▸ **RECORD LIST**
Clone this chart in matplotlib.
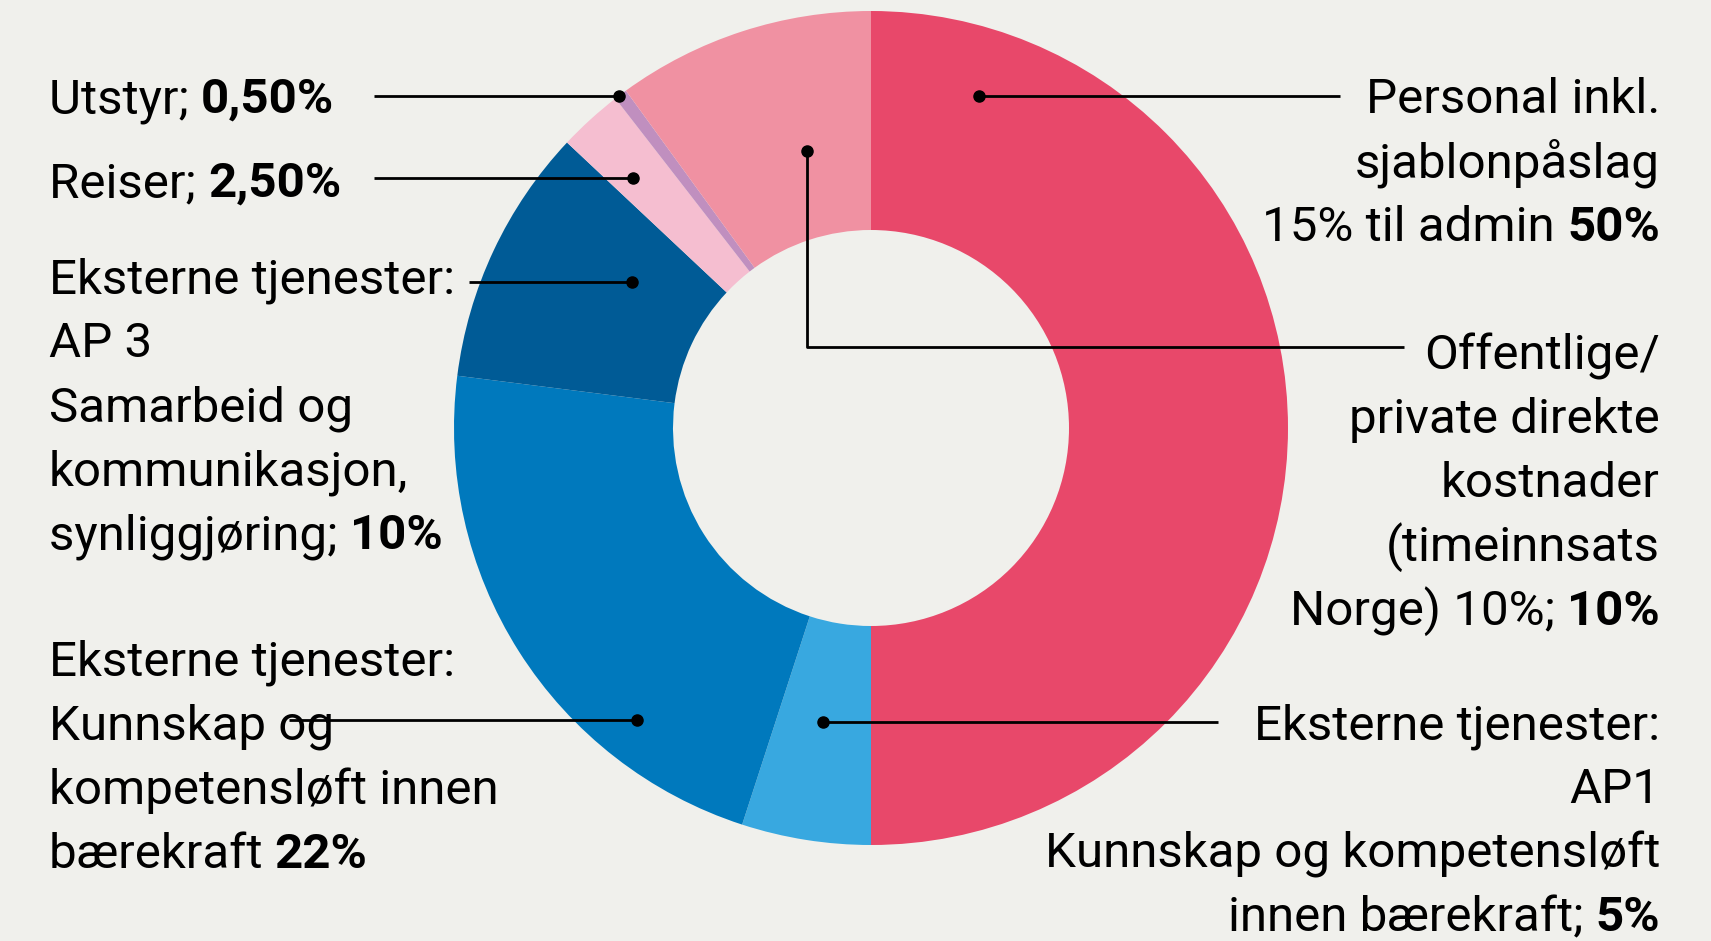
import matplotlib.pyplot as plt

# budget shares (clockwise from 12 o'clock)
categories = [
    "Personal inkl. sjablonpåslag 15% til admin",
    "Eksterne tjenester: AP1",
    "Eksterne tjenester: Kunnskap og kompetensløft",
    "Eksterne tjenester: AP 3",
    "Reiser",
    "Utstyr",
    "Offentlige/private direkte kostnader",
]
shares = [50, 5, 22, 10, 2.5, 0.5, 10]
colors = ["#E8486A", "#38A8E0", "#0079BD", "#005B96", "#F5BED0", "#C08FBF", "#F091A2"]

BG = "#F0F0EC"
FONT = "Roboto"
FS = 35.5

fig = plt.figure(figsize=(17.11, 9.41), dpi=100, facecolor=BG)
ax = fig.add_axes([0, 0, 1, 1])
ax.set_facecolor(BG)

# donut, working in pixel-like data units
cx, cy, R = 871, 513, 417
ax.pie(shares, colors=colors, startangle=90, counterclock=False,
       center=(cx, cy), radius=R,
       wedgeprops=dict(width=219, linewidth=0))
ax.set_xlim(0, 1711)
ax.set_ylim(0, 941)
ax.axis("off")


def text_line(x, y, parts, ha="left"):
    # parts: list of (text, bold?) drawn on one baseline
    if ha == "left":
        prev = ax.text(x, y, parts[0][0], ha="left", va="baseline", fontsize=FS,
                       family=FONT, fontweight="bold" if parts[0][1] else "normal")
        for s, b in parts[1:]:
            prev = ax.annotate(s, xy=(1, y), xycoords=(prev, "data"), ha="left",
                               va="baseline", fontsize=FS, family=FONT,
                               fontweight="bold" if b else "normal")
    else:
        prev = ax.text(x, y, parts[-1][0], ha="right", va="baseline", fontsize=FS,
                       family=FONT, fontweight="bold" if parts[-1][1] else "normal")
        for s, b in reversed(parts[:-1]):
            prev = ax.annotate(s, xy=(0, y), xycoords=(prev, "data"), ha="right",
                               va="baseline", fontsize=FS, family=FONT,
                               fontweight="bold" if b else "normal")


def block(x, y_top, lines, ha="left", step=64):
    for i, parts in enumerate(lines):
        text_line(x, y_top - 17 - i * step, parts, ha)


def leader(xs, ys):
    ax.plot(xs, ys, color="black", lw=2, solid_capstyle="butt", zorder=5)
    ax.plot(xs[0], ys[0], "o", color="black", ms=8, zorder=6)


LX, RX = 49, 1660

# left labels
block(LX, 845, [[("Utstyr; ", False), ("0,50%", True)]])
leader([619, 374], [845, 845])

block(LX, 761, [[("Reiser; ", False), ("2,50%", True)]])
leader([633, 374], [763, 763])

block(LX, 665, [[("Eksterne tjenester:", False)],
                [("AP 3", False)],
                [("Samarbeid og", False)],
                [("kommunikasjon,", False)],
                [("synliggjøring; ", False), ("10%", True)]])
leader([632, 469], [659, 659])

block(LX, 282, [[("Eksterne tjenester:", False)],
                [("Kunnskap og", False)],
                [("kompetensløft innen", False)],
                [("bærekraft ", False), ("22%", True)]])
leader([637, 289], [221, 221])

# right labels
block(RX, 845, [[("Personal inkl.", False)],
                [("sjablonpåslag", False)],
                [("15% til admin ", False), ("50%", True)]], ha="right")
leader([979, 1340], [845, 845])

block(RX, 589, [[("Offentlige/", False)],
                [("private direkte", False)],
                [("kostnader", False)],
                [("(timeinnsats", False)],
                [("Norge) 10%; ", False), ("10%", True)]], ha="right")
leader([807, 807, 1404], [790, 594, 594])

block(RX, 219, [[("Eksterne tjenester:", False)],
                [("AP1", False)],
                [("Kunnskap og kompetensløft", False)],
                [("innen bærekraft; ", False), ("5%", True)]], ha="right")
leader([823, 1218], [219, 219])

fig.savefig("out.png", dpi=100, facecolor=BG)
---
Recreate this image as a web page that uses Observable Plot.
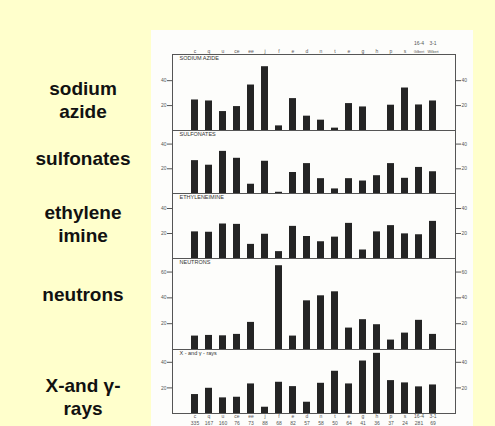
---
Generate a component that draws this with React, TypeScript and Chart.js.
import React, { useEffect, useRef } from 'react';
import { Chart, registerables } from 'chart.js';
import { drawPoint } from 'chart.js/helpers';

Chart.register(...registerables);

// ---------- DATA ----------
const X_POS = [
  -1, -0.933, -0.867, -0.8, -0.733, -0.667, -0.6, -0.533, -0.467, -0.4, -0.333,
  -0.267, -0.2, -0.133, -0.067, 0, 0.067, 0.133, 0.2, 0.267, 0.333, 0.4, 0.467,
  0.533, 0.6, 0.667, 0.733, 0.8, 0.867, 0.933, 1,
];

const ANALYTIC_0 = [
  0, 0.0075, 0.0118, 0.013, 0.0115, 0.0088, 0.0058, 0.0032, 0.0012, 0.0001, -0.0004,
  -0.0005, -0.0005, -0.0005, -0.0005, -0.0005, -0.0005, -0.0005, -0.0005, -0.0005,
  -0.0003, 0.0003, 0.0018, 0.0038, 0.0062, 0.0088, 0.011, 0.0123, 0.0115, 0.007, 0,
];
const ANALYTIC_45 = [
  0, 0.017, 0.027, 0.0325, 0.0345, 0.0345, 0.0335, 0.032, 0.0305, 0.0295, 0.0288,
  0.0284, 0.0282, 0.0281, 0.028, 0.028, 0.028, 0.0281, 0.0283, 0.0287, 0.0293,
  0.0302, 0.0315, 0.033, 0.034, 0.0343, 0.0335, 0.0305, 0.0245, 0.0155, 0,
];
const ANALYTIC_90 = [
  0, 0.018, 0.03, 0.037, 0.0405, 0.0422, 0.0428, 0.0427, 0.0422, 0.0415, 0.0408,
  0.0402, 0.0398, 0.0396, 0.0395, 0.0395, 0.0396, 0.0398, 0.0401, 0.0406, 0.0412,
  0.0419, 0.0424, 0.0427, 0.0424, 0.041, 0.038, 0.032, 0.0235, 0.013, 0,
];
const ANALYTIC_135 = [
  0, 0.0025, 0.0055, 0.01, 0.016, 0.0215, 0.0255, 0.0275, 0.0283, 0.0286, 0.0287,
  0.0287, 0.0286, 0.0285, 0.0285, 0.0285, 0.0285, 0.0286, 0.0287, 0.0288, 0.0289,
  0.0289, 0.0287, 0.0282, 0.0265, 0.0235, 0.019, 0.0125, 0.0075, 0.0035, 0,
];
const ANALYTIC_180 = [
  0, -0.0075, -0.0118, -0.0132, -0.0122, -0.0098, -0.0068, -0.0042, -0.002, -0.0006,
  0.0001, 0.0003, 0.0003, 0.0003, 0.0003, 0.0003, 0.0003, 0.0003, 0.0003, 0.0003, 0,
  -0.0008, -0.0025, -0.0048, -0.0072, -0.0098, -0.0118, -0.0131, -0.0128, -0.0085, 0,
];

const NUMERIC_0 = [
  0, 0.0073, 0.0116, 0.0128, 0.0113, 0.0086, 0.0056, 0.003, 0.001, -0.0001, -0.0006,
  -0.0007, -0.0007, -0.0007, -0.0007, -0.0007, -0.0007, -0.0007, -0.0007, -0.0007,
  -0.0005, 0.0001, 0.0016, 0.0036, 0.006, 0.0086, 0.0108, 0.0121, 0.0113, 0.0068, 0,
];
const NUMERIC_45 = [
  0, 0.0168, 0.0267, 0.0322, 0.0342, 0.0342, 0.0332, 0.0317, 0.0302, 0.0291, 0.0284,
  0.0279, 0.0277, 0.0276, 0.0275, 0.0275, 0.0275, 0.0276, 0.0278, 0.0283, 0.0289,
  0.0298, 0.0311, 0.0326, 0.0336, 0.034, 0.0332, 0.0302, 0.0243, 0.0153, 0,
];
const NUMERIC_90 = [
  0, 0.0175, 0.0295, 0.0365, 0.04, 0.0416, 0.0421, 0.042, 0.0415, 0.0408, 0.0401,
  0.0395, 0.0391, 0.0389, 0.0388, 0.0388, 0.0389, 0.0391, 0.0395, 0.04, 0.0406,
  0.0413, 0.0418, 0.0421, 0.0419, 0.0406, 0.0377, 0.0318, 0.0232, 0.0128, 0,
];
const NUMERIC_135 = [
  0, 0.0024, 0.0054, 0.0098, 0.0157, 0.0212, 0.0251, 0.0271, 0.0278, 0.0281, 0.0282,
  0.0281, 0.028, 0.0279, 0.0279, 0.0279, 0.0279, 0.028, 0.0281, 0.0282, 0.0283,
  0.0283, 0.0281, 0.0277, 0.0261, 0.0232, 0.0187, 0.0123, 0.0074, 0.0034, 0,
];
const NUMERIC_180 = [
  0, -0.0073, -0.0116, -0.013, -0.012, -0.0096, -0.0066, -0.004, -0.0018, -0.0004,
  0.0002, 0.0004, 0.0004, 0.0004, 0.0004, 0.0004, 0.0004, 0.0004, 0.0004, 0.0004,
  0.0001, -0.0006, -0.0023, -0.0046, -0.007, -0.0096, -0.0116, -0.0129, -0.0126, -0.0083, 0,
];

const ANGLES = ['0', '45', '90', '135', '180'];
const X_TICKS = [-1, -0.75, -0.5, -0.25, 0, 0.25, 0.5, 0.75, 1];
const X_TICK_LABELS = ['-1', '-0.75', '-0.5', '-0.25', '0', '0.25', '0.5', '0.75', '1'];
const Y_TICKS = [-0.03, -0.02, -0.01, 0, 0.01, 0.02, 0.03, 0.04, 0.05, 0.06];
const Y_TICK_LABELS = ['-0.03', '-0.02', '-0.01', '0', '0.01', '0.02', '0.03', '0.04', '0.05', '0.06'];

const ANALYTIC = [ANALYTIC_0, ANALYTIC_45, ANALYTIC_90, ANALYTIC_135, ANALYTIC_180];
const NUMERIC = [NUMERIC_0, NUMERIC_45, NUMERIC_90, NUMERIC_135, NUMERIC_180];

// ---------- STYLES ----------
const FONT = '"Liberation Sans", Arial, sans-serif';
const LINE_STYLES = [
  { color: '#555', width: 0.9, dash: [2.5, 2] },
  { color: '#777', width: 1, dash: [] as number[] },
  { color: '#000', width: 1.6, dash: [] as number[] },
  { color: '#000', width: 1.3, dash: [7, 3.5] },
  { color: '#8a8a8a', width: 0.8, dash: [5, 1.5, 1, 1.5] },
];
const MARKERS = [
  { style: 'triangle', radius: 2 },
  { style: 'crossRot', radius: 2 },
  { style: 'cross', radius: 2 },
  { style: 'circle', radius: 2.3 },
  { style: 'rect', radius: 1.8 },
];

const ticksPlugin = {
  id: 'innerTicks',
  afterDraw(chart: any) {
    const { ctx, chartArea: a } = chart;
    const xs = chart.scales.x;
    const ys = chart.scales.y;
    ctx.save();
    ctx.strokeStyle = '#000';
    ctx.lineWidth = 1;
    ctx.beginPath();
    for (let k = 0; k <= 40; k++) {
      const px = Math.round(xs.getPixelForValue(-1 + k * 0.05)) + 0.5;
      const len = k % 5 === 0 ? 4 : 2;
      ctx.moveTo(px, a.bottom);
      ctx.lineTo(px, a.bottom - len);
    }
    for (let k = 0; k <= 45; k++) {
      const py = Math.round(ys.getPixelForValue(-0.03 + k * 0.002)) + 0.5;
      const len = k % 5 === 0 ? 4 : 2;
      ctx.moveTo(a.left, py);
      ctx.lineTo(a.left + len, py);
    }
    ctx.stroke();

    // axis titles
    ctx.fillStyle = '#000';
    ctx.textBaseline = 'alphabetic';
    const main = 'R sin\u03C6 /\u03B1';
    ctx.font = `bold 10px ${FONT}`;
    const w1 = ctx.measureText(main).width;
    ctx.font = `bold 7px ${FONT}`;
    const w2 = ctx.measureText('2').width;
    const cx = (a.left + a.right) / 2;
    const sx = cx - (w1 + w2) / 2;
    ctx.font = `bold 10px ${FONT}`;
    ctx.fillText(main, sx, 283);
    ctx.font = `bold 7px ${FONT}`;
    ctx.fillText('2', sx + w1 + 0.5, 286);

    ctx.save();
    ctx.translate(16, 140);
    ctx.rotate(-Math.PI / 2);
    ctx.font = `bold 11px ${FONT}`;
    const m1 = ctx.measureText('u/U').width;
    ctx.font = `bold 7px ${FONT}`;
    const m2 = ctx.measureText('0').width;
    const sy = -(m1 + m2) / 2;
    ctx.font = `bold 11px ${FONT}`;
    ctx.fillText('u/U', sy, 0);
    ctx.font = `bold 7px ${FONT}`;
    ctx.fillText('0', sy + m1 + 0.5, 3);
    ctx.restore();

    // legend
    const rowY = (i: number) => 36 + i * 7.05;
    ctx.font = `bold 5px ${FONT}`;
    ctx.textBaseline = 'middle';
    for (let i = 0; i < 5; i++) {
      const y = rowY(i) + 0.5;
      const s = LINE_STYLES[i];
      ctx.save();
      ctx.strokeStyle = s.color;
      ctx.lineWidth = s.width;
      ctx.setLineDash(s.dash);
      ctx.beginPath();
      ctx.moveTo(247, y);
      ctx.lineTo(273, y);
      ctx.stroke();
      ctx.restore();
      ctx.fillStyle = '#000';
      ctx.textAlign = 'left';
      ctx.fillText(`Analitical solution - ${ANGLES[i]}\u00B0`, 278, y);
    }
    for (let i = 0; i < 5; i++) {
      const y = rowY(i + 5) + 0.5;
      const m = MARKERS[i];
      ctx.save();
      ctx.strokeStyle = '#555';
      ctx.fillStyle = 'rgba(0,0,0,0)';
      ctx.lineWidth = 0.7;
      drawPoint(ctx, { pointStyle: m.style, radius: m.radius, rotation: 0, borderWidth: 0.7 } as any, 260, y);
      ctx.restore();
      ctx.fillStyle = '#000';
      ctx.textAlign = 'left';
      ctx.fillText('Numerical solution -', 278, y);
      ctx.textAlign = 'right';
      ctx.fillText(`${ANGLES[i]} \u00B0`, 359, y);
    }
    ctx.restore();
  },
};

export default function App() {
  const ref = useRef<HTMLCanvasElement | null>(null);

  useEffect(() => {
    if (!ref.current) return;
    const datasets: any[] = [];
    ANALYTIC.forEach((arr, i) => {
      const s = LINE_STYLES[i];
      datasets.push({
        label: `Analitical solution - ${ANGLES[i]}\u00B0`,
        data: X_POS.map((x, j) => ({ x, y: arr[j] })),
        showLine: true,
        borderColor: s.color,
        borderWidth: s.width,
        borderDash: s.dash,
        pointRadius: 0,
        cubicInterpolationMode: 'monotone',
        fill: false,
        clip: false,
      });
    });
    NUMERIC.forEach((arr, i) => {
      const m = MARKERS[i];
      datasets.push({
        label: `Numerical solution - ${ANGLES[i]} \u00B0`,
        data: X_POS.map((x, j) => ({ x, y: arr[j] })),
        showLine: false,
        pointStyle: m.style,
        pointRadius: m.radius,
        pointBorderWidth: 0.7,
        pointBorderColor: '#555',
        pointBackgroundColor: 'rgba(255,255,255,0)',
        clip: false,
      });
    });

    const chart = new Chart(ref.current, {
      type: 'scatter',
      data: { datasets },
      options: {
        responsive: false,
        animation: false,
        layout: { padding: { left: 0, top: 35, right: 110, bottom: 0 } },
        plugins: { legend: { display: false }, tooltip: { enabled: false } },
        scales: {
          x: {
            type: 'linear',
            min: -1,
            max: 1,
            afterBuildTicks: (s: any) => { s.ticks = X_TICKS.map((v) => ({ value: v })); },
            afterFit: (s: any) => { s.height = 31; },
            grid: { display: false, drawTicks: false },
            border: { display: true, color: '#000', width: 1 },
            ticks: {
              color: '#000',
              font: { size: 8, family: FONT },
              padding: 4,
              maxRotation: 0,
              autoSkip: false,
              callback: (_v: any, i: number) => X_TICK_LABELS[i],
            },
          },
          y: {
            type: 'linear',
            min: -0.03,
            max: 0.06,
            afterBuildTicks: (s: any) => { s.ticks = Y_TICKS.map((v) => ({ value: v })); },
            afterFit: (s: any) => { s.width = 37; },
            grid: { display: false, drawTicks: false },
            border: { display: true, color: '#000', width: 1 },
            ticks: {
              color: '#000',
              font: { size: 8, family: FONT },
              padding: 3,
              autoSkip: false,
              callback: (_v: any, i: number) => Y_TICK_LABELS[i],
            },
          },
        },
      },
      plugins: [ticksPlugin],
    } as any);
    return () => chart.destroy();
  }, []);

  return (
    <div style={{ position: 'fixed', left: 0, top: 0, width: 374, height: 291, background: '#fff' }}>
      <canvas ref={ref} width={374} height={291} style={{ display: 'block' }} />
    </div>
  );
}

▸ **SHORT PROBLEM**
Exact duplication is required for the lines above, from the line that contains "Generate a component" to the line that contains "Chart.register(...registerables);", inclusive; omit all others.

▸ **WORKED SOLUTION**
Generate a component that draws this with React, TypeScript and Chart.js.
import React, { useEffect, useRef } from 'react';
import { Chart, registerables } from 'chart.js';
import { drawPoint } from 'chart.js/helpers';

Chart.register(...registerables);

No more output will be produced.